Especially so since their postures are rewarded by Washington. President Lee did not rupture the "One China" fiction; President Clinton did in his own radio interview in Shanghai last year, when he abandoned the careful language of the 1972 communique and came out foursquare for Beijing's "three nos" interpretation of One China: no independence, no two Chinas, no membership for Taiwan in state-based international organizations.

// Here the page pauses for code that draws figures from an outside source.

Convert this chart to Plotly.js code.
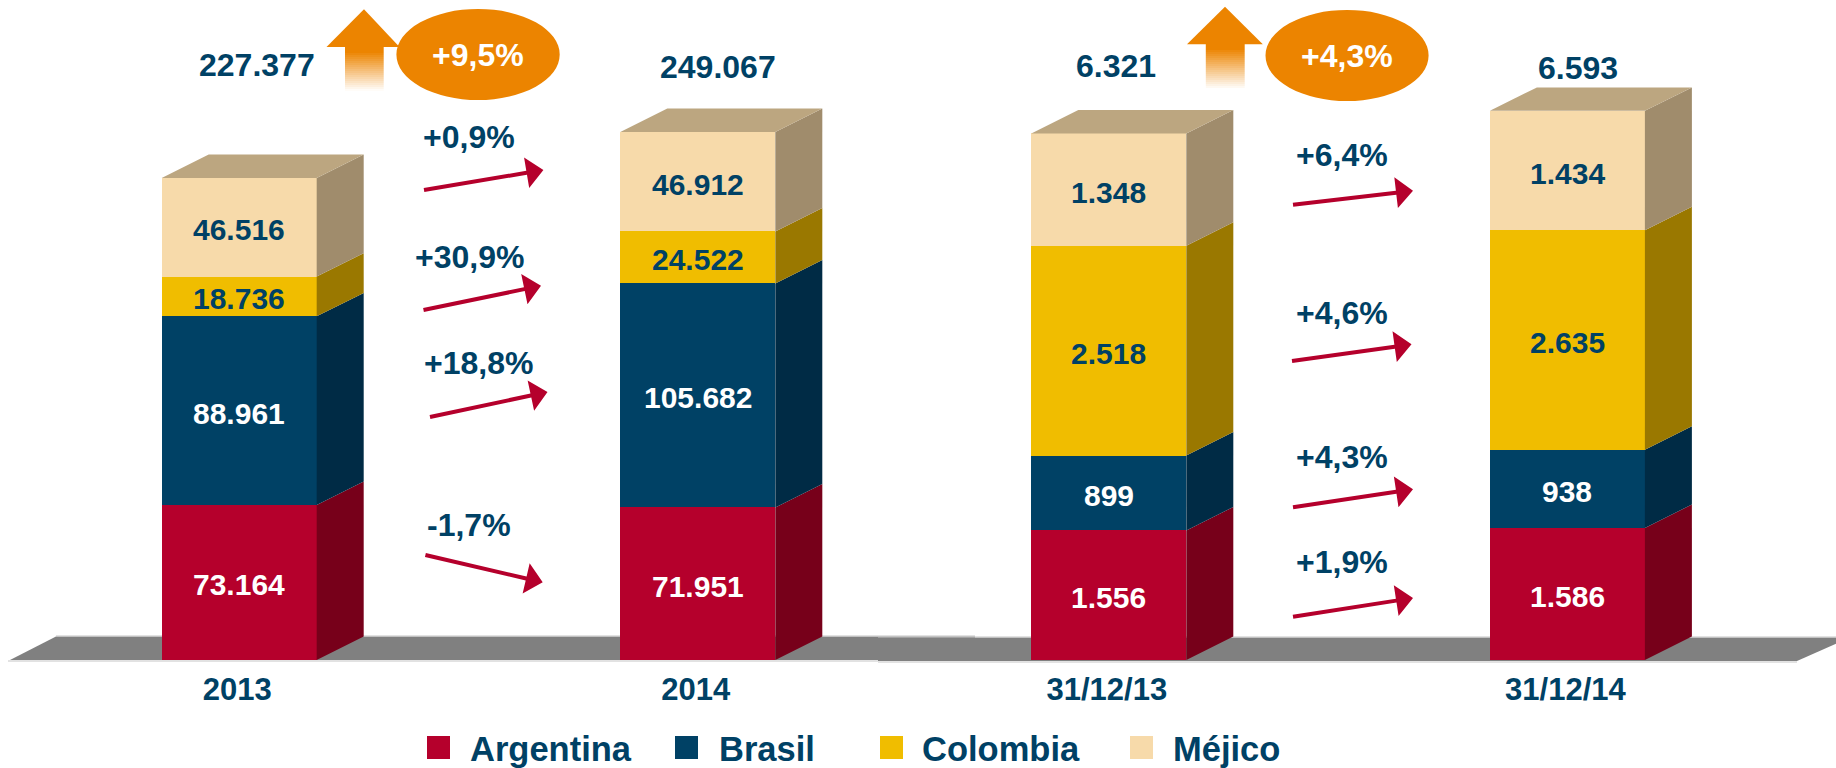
<!DOCTYPE html>
<html><head><meta charset="utf-8">
<script src="https://cdn.plot.ly/plotly-3.0.1.min.js"></script>
<style>html,body{margin:0;padding:0;background:#fff;overflow:hidden}</style>
</head><body><div id="chart" style="width:1836px;height:768px"></div>
<script>
// ---- data ----
const leftLabels  = ['2013','2014'];
const rightLabels = ['31/12/13','31/12/14'];
const seriesNames = ['Argentina','Brasil','Colombia','Méjico'];
const leftArgentina  = [73164, 71951];
const leftBrasil     = [88961, 105682];
const leftColombia   = [18736, 24522];
const leftMejico     = [46516, 46912];
const rightArgentina = [1556, 1586];
const rightBrasil    = [899, 938];
const rightColombia  = [2518, 2635];
const rightMejico    = [1348, 1434];
const leftTotals  = [227377, 249067];
const rightTotals = [6321, 6593];
const leftGrowth  = '+9,5%';
const rightGrowth = '+4,3%';
const leftChanges  = ['-1,7%','+18,8%','+30,9%','+0,9%'];
const rightChanges = ['+1,9%','+4,3%','+4,6%','+6,4%'];

// ---- style ----
const W = 1836, H = 768, BASE = 660;
const FONT = '"Liberation Sans", Arial, sans-serif';
const NAVY = '#004165', ORANGE = '#EC8400', RED = '#B5002C';
const FRONT = ['#B5002C','#004165','#F0BD00','#F7DAAA'];
const SIDE  = ['#77001A','#002B45','#9A7800','#A08C6C'];
const TOPC  = '#BCA680';
const LABELC = ['#ffffff','#ffffff',NAVY,NAVY];
const STEP = 458.6, BARPX = 155, DX = 47, DY = 23.4;
const scaleL = 0.00212, scaleR = 0.0833;
const barW = BARPX / STEP, depthX = DX / STEP;
const fmt = v => String(v).replace(/\B(?=(\d{3})+$)/g, '.');
const px = x => x / W, py = y => (BASE - y) / BASE;

const traces = [];
const annotations = [];
function group(seriesValues, xa, ya, scale) {
  const xs = [0, 1];
  seriesValues.forEach((vals, i) => traces.push({
    type:'bar', x:xs, y:vals, xaxis:xa, yaxis:ya, width:barW, name:seriesNames[i],
    marker:{color:FRONT[i], line:{width:0}},
    hoverinfo:'skip', showlegend:false
  }));
  const dy = DY / scale;
  xs.forEach((c, k) => {
    const r = c + barW / 2, l = c - barW / 2;
    let sum = 0;
    seriesValues.forEach((vals, i) => {
      const a = sum, b = sum + vals[k];
      sum = b;
      annotations.push({text:fmt(vals[k]), xref:xa, yref:ya, x:c, y:(a+b)/2, yshift:-2.5,
        xanchor:'center', yanchor:'middle', showarrow:false,
        font:{family:FONT, size:30, color:LABELC[i], weight:700}});
      traces.push({type:'scatter', mode:'lines', xaxis:xa, yaxis:ya, fill:'toself',
        x:[r, r+depthX, r+depthX, r, r],
        y:[a, a+dy, b+dy, b, a],
        fillcolor:SIDE[i], line:{width:0}, hoverinfo:'skip', showlegend:false});
    });
    traces.push({type:'scatter', mode:'lines', xaxis:xa, yaxis:ya, fill:'toself',
      x:[l, l+depthX, r+depthX, r, l],
      y:[sum, sum+dy, sum+dy, sum, sum],
      fillcolor:TOPC, line:{width:0}, hoverinfo:'skip', showlegend:false});
  });
}
group([leftArgentina,leftBrasil,leftColombia,leftMejico],'x','y',scaleL);
group([rightArgentina,rightBrasil,rightColombia,rightMejico],'x2','y2',scaleR);

// ---- decoration ----
const shapes = [];
const poly = (pts, color, layer) => shapes.push({type:'path', xref:'paper', yref:'paper', layer:layer||'above',
  path:'M'+pts.map(p=>px(p[0])+','+py(p[1])).join(' L')+' Z', fillcolor:color, line:{width:0}});

// floors
poly([[8,662],[975,662],[975,660],[8,660]],'#E2E2E2','below');
poly([[10,660],[56,636.5],[975,636.5],[975,660]],'#808080','below');
poly([[878,663],[1797,663],[1797,661],[878,661]],'#E2E2E2','below');
poly([[878,661],[878,637.5],[1850,637.5],[1797,661]],'#808080','below');
shapes.push({type:'line',xref:'paper',yref:'paper',layer:'below',x0:px(56),x1:px(975),y0:py(636),y1:py(636),line:{color:'#C4C4C4',width:1}});
shapes.push({type:'line',xref:'paper',yref:'paper',layer:'below',x0:px(878),x1:px(1836),y0:py(637),y1:py(637),line:{color:'#C4C4C4',width:1}});

// big up arrows with fading stem
function upArrow(tipX, tipY, baseY, hl, hr, sl, sr, botY) {
  const o=[236,132,0];
  const start = Math.round(baseY);
  for (let y=start; y<botY; y+=2) {
    const t = Math.min(1, Math.max(0,(y-start-4)/(botY-start-4)));
    const c = o.map(v=>Math.round(v+(255-v)*t));
    poly([[sl,y],[sr,y],[sr,y+2],[sl,y+2]],`rgb(${c})`);
  }
  poly([[tipX,tipY],[hr,baseY],[hl,baseY]],ORANGE);
}
upArrow(364,9.3,47,326.5,399.5,345,383.7,90);
upArrow(1225,6.7,44.3,1187,1262.8,1205.8,1244.7,88);

// ellipses
[[396.4,559.7,9,100],[1265.5,1428.6,10,101]].forEach(e=>shapes.push({type:'circle',xref:'paper',yref:'paper',
  x0:px(e[0]),x1:px(e[1]),y0:py(e[2]),y1:py(e[3]),fillcolor:ORANGE,line:{width:0}}));

// red arrows
function redArrow(s, t) {
  const d=Math.hypot(t[0]-s[0],t[1]-s[1]), u=[(t[0]-s[0])/d,(t[1]-s[1])/d], n=[-u[1],u[0]];
  const L=17, w=15.5, th=2;
  const b=[t[0]-u[0]*L,t[1]-u[1]*L];
  const off=(p,k)=>[p[0]+n[0]*k,p[1]+n[1]*k];
  poly([off(s,th),off(b,th),off(b,w),t,off(b,-w),off(b,-th),off(s,-th)],RED);
}
[[[425.4,555],[542.7,582.3]],[[430,417],[547.5,392]],[[423.5,310],[541,285.7]],[[424,190],[543.4,170]],
 [[1293,616.7],[1413,598]],[[1293,507.3],[1413,489.3]],[[1292,361],[1411.5,344.3]],[[1293,204.7],[1413,190.7]]]
 .forEach(a=>redArrow(a[0],a[1]));

// text
const label = (text,x,y,size,color) => annotations.push({text:String(text),xref:'paper',yref:'paper',x:px(x),y:py(y),
  xanchor:'center',yanchor:'middle',showarrow:false,font:{family:FONT,size:size,color:color,weight:700}});
label(fmt(leftTotals[0]),256.6,65,32,NAVY);
label(fmt(leftTotals[1]),718,66.7,32,NAVY);
label(fmt(rightTotals[0]),1116,66,32,NAVY);
label(fmt(rightTotals[1]),1578,68,32,NAVY);
label(leftGrowth,478,55,32,'#ffffff');
label(rightGrowth,1346.5,56,32,'#ffffff');
[[469,525],[478.6,363],[469,256.7],[469,137]].forEach((p,i)=>label(leftChanges[i],p[0],p[1],32,NAVY));
[[1342,562],[1342,457],[1342,312.7],[1342,155]].forEach((p,i)=>label(rightChanges[i],p[0],p[1],32,NAVY));

// legend
[[427,467.5],[675,717],[880,920],[1130,1170.5]].forEach((p,i)=>{
  poly([[p[0],736],[p[0]+23,736],[p[0]+23,759],[p[0],759]],FRONT[i]);
  annotations.push({text:seriesNames[i],xref:'paper',yref:'paper',x:px(p[1]),y:py(749),xanchor:'left',yanchor:'middle',
    showarrow:false,font:{family:FONT,size:34.5,color:NAVY,weight:700}});
});

const xBase = {type:'linear',showgrid:false,zeroline:false,showline:false,tickmode:'array',tickvals:[0,1],
  ticks:'outside',ticklen:2,tickcolor:'rgba(0,0,0,0)',ticklabelshift:-2,
  tickfont:{family:FONT,size:31,color:NAVY,weight:700},fixedrange:true};
const yBase = {visible:false,fixedrange:true,domain:[0,1]};
const layout = {
  width:W,height:H,margin:{l:0,r:0,t:0,b:H-BASE,pad:0},paper_bgcolor:'#fff',plot_bgcolor:'rgba(0,0,0,0)',
  barmode:'stack',showlegend:false,hovermode:false,
  xaxis:Object.assign({},xBase,{domain:[0,0.5],anchor:'y',ticktext:leftLabels,range:[-239.2/STEP,(918-239.2)/STEP]}),
  xaxis2:Object.assign({},xBase,{domain:[0.5,1],anchor:'y2',ticktext:rightLabels,range:[-(1108.8-918)/STEP,(1836-1108.8)/STEP]}),
  yaxis:Object.assign({},yBase,{anchor:'x',range:[0,BASE/scaleL]}),
  yaxis2:Object.assign({},yBase,{anchor:'x2',range:[0,BASE/scaleR]}),
  shapes:shapes,annotations:annotations
};
Plotly.newPlot('chart',traces,layout,{displayModeBar:false,responsive:false});
</script></body></html>
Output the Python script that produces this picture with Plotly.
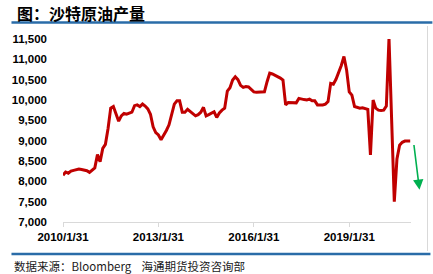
import pandas as pd
import plotly.graph_objects as go

# ---- data (thousand barrels/day), monthly from 2010-01 ----
start_month = "2010-01-31"
production = [
    8150, 8230, 8200, 8250, 8270, 8290, 8300, 8290, 8280, 8260, 8220, 8280,
    8330, 8660, 8480, 8810, 8910, 9300, 9800, 9840, 9670, 9480, 9610, 9670,
    9650, 9670, 9700, 9860, 9880, 9840, 9900, 9850, 9780, 9650, 9340, 9200,
    9140, 9020, 9120, 9250, 9390, 9670, 9900, 9980, 9980, 9700, 9700, 9770,
    9710, 9660, 9610, 9640, 9700, 9820, 9610, 9640, 9680, 9710, 9570, 9680,
    9750, 9800, 10220, 10300, 10490, 10570, 10500, 10360, 10310, 10330, 10320, 10260,
    10200, 10190, 10190, 10190, 10200, 10450, 10660, 10640, 10610, 10570, 10540, 10490,
    9880, 9940, 9940, 9930, 9930, 10040, 10020, 10010, 10000, 10020, 9980, 9980,
    9880, 9880, 9880, 9900, 9960, 10410, 10390, 10510, 10660, 10850, 11070, 10740,
    10200, 10120, 9840, 9810, 9800, 9810, 9790, 9770, 8650, 10000, 9800, 9750,
    9740, 9750, 9850, 11520, 9500, 7500, 8550, 8890, 8960, 8990, 8990, 8990,
]
tick_labels = ["2010/1/31", "2013/1/31", "2016/1/31", "2019/1/31"]
y_ticks = [7000, 7500, 8000, 8500, 9000, 9500, 10000, 10500, 11000, 11500]
arrow_target_value = 7790

title_text = "图：沙特原油产量"
source_text = "数据来源：Bloomberg    海通期货投资咨询部"

months = pd.date_range(start_month, periods=len(production), freq="ME")
month_labels = [f"{d.year}/{d.month}/{d.day}" for d in months]
idx = list(range(len(production)))
tick_vals = [month_labels.index(t) for t in tick_labels]

# ---- layout geometry (pixels) ----
W, H = 433, 274
L, R, T, B = 53, 22, 39, 52
PW, PH = W - L - R, H - T - B
X_RANGE = [0, len(production) - 0.7]
Y_RANGE = [7000, 11500]


def px_x(x):
    return (x - L) / PW


def px_y(y):
    return (H - B - y) / PH


def data_x(v):
    return (v - X_RANGE[0]) / (X_RANGE[1] - X_RANGE[0])


def data_y(v):
    return (v - Y_RANGE[0]) / (Y_RANGE[1] - Y_RANGE[0])


fig = go.Figure()
fig.add_trace(go.Scatter(
    x=idx, y=production, mode="lines",
    line=dict(color="#C00000", width=3),
    hoverinfo="skip", showlegend=False,
))

num_font = dict(family="Liberation Sans, Arial, sans-serif", size=11.5,
                color="#000000", weight="bold")
cjk = "Noto Sans CJK SC, sans-serif"

fig.update_layout(
    width=W, height=H, autosize=False,
    margin=dict(l=L, r=R, t=T, b=B, pad=0),
    paper_bgcolor="white", plot_bgcolor="white",
    xaxis=dict(
        range=X_RANGE,
        tickvals=tick_vals, ticktext=tick_labels,
        tickfont=num_font, showgrid=False, zeroline=False,
        showline=True, linecolor="#D9D9D9", linewidth=1,
        ticks="outside", ticklen=4, tickcolor="#D9D9D9",
        ticklabelstandoff=0,
    ),
    yaxis=dict(
        range=Y_RANGE, tickvals=y_ticks, tickformat=",d",
        tickfont=num_font, showgrid=False, zeroline=False,
        showline=False, ticks="", ticklabelstandoff=15,
    ),
    separators=".,",
)

# title and source
fig.add_annotation(text=title_text, xref="paper", yref="paper",
                   x=px_x(4), y=px_y(13), xanchor="left", yanchor="middle",
                   showarrow=False,
                   font=dict(family=cjk, size=16, color="#000000", weight="bold"))
fig.add_annotation(text=source_text, xref="paper", yref="paper",
                   x=px_x(1), y=px_y(266), xanchor="left", yanchor="middle",
                   showarrow=False,
                   font=dict(family=cjk, size=11.5, color="#1a1a1a"))

# decorative rules
fig.add_shape(type="line", xref="paper", yref="paper",
              x0=px_x(0), x1=px_x(W), y0=px_y(22.5), y1=px_y(22.5),
              line=dict(color="#2A6CA8", width=2.5))
fig.add_shape(type="line", xref="paper", yref="paper",
              x0=px_x(0), x1=px_x(431), y0=px_y(254), y1=px_y(254),
              line=dict(color="#2A6CA8", width=2.5))
fig.add_shape(type="line", xref="paper", yref="paper",
              x0=px_x(428), x1=px_x(428), y0=px_y(26), y1=px_y(251),
              line=dict(color="#D9D9D9", width=1))

# green trend arrow after the last value (paper coords so it is not hidden)
n = len(production)
head_x, head_y = data_x(n + 2.5), data_y(arrow_target_value)
tail_x, tail_y = data_x(n + 0.4), data_y(production[-1] - 60)
fig.add_annotation(
    x=head_x, y=head_y, xref="paper", yref="paper",
    ax=(tail_x - head_x) * PW, ay=-(tail_y - head_y) * PH,
    axref="pixel", ayref="pixel",
    showarrow=True, arrowhead=2, arrowsize=1.3, arrowwidth=1.6,
    arrowcolor="#00B050", text="",
)

fig.write_html("out.html")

Meanwhile the world sees White House coffee klatches for PLA gunrunners, the administration's apparent indifference to Chinese agents at American nuclear labs, and the sorry image of a U.S. ambassador to China staring out from a shattered embassy window, helpless in front of an angry Beijing mob egged on by the Communist government. If you were President Lee, and you counted on such an administration to defend your island, what would you do? Given Washington's present flaccidity, Taiwan may next conclude that the only guarantee for its democracy that will mean anything would be its own nuclear bomb.

At this stage it is not yet clear which China will emerge in the 21st century: a land of 1.3 billion newly prosperous and contented people, or a one-party fascist state bent on using its military might to establish hegemony in the Pacific and redress all real or imagined historical slights. Shouldn't American policy at least be clear about which one it wants to promote?